### Work instructions:
Copy out every line exactly, passing over the pictures.

>>>

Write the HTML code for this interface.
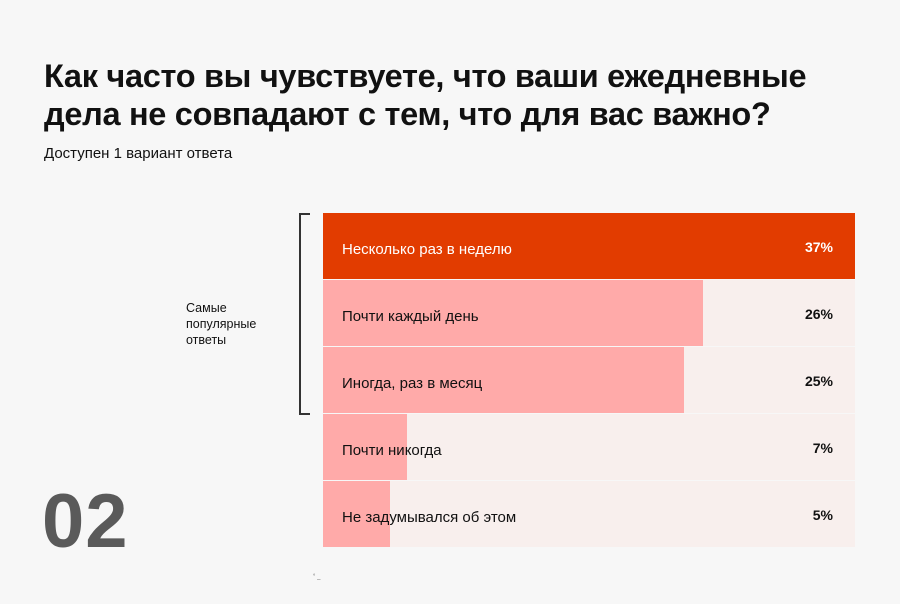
<!DOCTYPE html>
<html><head><meta charset="utf-8"><style>
body{margin:0;width:900px;height:604px;background:#f7f7f7;font-family:"Liberation Sans",sans-serif;position:relative;overflow:hidden;color:#111}
.t{position:absolute;left:44px;top:57px;font-size:32.5px;font-weight:bold;line-height:38px;letter-spacing:-0.3px}
.s{position:absolute;left:44px;top:145px;font-size:15px}
.n{position:absolute;left:42px;top:478px;font-size:76px;font-weight:bold;color:#5a5a5a;letter-spacing:1px}
.row{position:absolute;left:323px;width:532px;height:66px;background:#f8efed}
.bar{position:absolute;left:0;top:0;height:66px;background:#ffaaa9}
.lab{position:absolute;left:19px;top:28px;font-size:15px}
.pct{position:absolute;right:22px;top:26px;font-size:14px;font-weight:bold}
.br{position:absolute;left:299px;top:213px;width:9px;height:198px;border:2px solid #333;border-right:none}
.g{position:absolute;left:186px;top:300px;font-size:12.5px;line-height:16px}
</style></head><body>
<div class="t">Как часто вы чувствуете, что ваши ежедневные<br>дела не совпадают с тем, что для вас важно?</div>
<div class="s">Доступен 1 вариант ответа</div>
<div class="br"></div>
<div class="g">Самые<br>популярные<br>ответы</div>
<div class="row" style="top:213px;background:#e23c00"><div class="lab" style="color:#fff">Несколько раз в неделю</div><div class="pct" style="color:#fff">37%</div></div>
<div class="row" style="top:280px"><div class="bar" style="width:380px"></div><div class="lab">Почти каждый день</div><div class="pct">26%</div></div>
<div class="row" style="top:347px"><div class="bar" style="width:361px"></div><div class="lab">Иногда, раз в месяц</div><div class="pct">25%</div></div>
<div class="row" style="top:414px"><div class="bar" style="width:84px"></div><div class="lab">Почти никогда</div><div class="pct">7%</div></div>
<div class="row" style="top:481px"><div class="bar" style="width:67px"></div><div class="lab">Не задумывался об этом</div><div class="pct">5%</div></div>
<div class="n">02</div>
<div style="position:absolute;left:313px;top:574px;font-size:6px;color:#666">° _</div>
</body></html>
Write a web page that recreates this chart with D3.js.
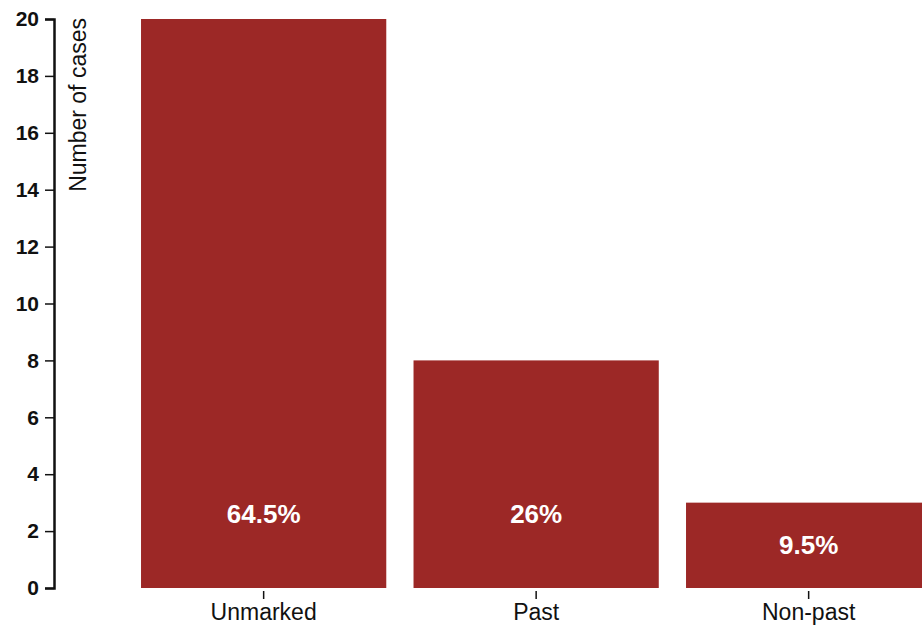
<!DOCTYPE html>
<html>
<head>
<meta charset="utf-8">
<script src="https://cdn.jsdelivr.net/npm/d3@7"></script>
<style>
  body { margin: 0; background: #fff; }
  text { font-family: "Liberation Sans", Arial, Helvetica, sans-serif; }
</style>
</head>
<body>
<div id="chart"></div>
<script>
const categories = ["Unmarked", "Past", "Non-past"];
const counts = [20, 8, 3];
const shares = ["64.5%", "26%", "9.5%"];
const yTicks = [0, 2, 4, 6, 8, 10, 12, 14, 16, 18, 20];

const width = 922, height = 629;
const svg = d3.select("#chart").append("svg")
  .attr("width", width)
  .attr("height", height);

// scales
const x = d3.scaleBand()
  .domain(categories)
  .range([127.4, 127.4 + 817.5])
  .paddingInner(0.1)
  .paddingOuter(0.05);

const y = d3.scaleLinear()
  .domain([0, 20])
  .range([588, 19]);

// y axis
const yAxis = svg.append("g")
  .attr("transform", "translate(54,0)")
  .call(d3.axisLeft(y).tickValues(yTicks).tickSize(9).tickPadding(6));
yAxis.select(".domain").attr("stroke", "#111").attr("stroke-width", 2.5);
yAxis.selectAll(".tick line").attr("stroke", "#111").attr("stroke-width", 1.5);
yAxis.selectAll(".tick text")
  .attr("fill", "#111")
  .style("font-size", "21px")
  .style("font-weight", "bold");

svg.append("text")
  .attr("transform", "translate(86,18) rotate(-90)")
  .attr("text-anchor", "end")
  .attr("fill", "#111")
  .style("font-size", "23px")
  .text("Number of cases");

// bars
svg.selectAll("rect.bar")
  .data(categories)
  .enter()
  .append("rect")
  .attr("class", "bar")
  .attr("x", d => x(d))
  .attr("y", (d, i) => y(counts[i]))
  .attr("width", x.bandwidth())
  .attr("height", (d, i) => y(0) - y(counts[i]))
  .attr("fill", "#9c2826");

// percentage labels
svg.selectAll("text.share")
  .data(categories)
  .enter()
  .append("text")
  .attr("class", "share")
  .attr("x", d => x(d) + x.bandwidth() / 2)
  .attr("y", (d, i) => Math.max((y(counts[i]) + y(0)) / 2, y(0) - 74))
  .attr("dy", "0.35em")
  .attr("text-anchor", "middle")
  .attr("fill", "#fff")
  .style("font-size", "26px")
  .style("font-weight", "bold")
  .text((d, i) => shares[i]);

// x axis (ticks only)
const xAxis = svg.append("g")
  .attr("transform", "translate(0,591)")
  .call(d3.axisBottom(x).tickSize(8).tickSizeOuter(0).tickPadding(5));
xAxis.select(".domain").remove();
xAxis.selectAll(".tick line").attr("stroke", "#111").attr("stroke-width", 1.5);
xAxis.selectAll(".tick text")
  .attr("fill", "#111")
  .style("font-size", "23px");
</script>
</body>
</html>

<<<

### Response:
Write the HTML code for this interface.
<!DOCTYPE html>
<html><head><meta charset="utf-8"><style>
body{margin:0;width:900px;height:604px;background:#f7f7f7;font-family:"Liberation Sans",sans-serif;position:relative;overflow:hidden;color:#111}
.t{position:absolute;left:44px;top:57px;font-size:32.5px;font-weight:bold;line-height:38px;letter-spacing:-0.3px}
.s{position:absolute;left:44px;top:145px;font-size:15px}
.n{position:absolute;left:42px;top:478px;font-size:76px;font-weight:bold;color:#5a5a5a;letter-spacing:1px}
.row{position:absolute;left:323px;width:532px;height:66px;background:#f8efed}
.bar{position:absolute;left:0;top:0;height:66px;background:#ffaaa9}
.lab{position:absolute;left:19px;top:28px;font-size:15px}
.pct{position:absolute;right:22px;top:26px;font-size:14px;font-weight:bold}
.br{position:absolute;left:299px;top:213px;width:9px;height:198px;border:2px solid #333;border-right:none}
.g{position:absolute;left:186px;top:300px;font-size:12.5px;line-height:16px}
</style></head><body>
<div class="t">Как часто вы чувствуете, что ваши ежедневные<br>дела не совпадают с тем, что для вас важно?</div>
<div class="s">Доступен 1 вариант ответа</div>
<div class="br"></div>
<div class="g">Самые<br>популярные<br>ответы</div>
<div class="row" style="top:213px;background:#e23c00"><div class="lab" style="color:#fff">Несколько раз в неделю</div><div class="pct" style="color:#fff">37%</div></div>
<div class="row" style="top:280px"><div class="bar" style="width:380px"></div><div class="lab">Почти каждый день</div><div class="pct">26%</div></div>
<div class="row" style="top:347px"><div class="bar" style="width:361px"></div><div class="lab">Иногда, раз в месяц</div><div class="pct">25%</div></div>
<div class="row" style="top:414px"><div class="bar" style="width:84px"></div><div class="lab">Почти никогда</div><div class="pct">7%</div></div>
<div class="row" style="top:481px"><div class="bar" style="width:67px"></div><div class="lab">Не задумывался об этом</div><div class="pct">5%</div></div>
<div class="n">02</div>
<div style="position:absolute;left:313px;top:574px;font-size:6px;color:#666">° _</div>
</body></html>
Write a web page that recreates this chart with D3.js.
<!DOCTYPE html>
<html>
<head>
<meta charset="utf-8">
<script src="https://cdn.jsdelivr.net/npm/d3@7"></script>
<style>
  body { margin: 0; background: #fff; }
  text { font-family: "Liberation Sans", Arial, Helvetica, sans-serif; }
</style>
</head>
<body>
<div id="chart"></div>
<script>
const categories = ["Unmarked", "Past", "Non-past"];
const counts = [20, 8, 3];
const shares = ["64.5%", "26%", "9.5%"];
const yTicks = [0, 2, 4, 6, 8, 10, 12, 14, 16, 18, 20];

const width = 922, height = 629;
const svg = d3.select("#chart").append("svg")
  .attr("width", width)
  .attr("height", height);

// scales
const x = d3.scaleBand()
  .domain(categories)
  .range([127.4, 127.4 + 817.5])
  .paddingInner(0.1)
  .paddingOuter(0.05);

const y = d3.scaleLinear()
  .domain([0, 20])
  .range([588, 19]);

// y axis
const yAxis = svg.append("g")
  .attr("transform", "translate(54,0)")
  .call(d3.axisLeft(y).tickValues(yTicks).tickSize(9).tickPadding(6));
yAxis.select(".domain").attr("stroke", "#111").attr("stroke-width", 2.5);
yAxis.selectAll(".tick line").attr("stroke", "#111").attr("stroke-width", 1.5);
yAxis.selectAll(".tick text")
  .attr("fill", "#111")
  .style("font-size", "21px")
  .style("font-weight", "bold");

svg.append("text")
  .attr("transform", "translate(86,18) rotate(-90)")
  .attr("text-anchor", "end")
  .attr("fill", "#111")
  .style("font-size", "23px")
  .text("Number of cases");

// bars
svg.selectAll("rect.bar")
  .data(categories)
  .enter()
  .append("rect")
  .attr("class", "bar")
  .attr("x", d => x(d))
  .attr("y", (d, i) => y(counts[i]))
  .attr("width", x.bandwidth())
  .attr("height", (d, i) => y(0) - y(counts[i]))
  .attr("fill", "#9c2826");

// percentage labels
svg.selectAll("text.share")
  .data(categories)
  .enter()
  .append("text")
  .attr("class", "share")
  .attr("x", d => x(d) + x.bandwidth() / 2)
  .attr("y", (d, i) => Math.max((y(counts[i]) + y(0)) / 2, y(0) - 74))
  .attr("dy", "0.35em")
  .attr("text-anchor", "middle")
  .attr("fill", "#fff")
  .style("font-size", "26px")
  .style("font-weight", "bold")
  .text((d, i) => shares[i]);

// x axis (ticks only)
const xAxis = svg.append("g")
  .attr("transform", "translate(0,591)")
  .call(d3.axisBottom(x).tickSize(8).tickSizeOuter(0).tickPadding(5));
xAxis.select(".domain").remove();
xAxis.selectAll(".tick line").attr("stroke", "#111").attr("stroke-width", 1.5);
xAxis.selectAll(".tick text")
  .attr("fill", "#111")
  .style("font-size", "23px");
</script>
</body>
</html>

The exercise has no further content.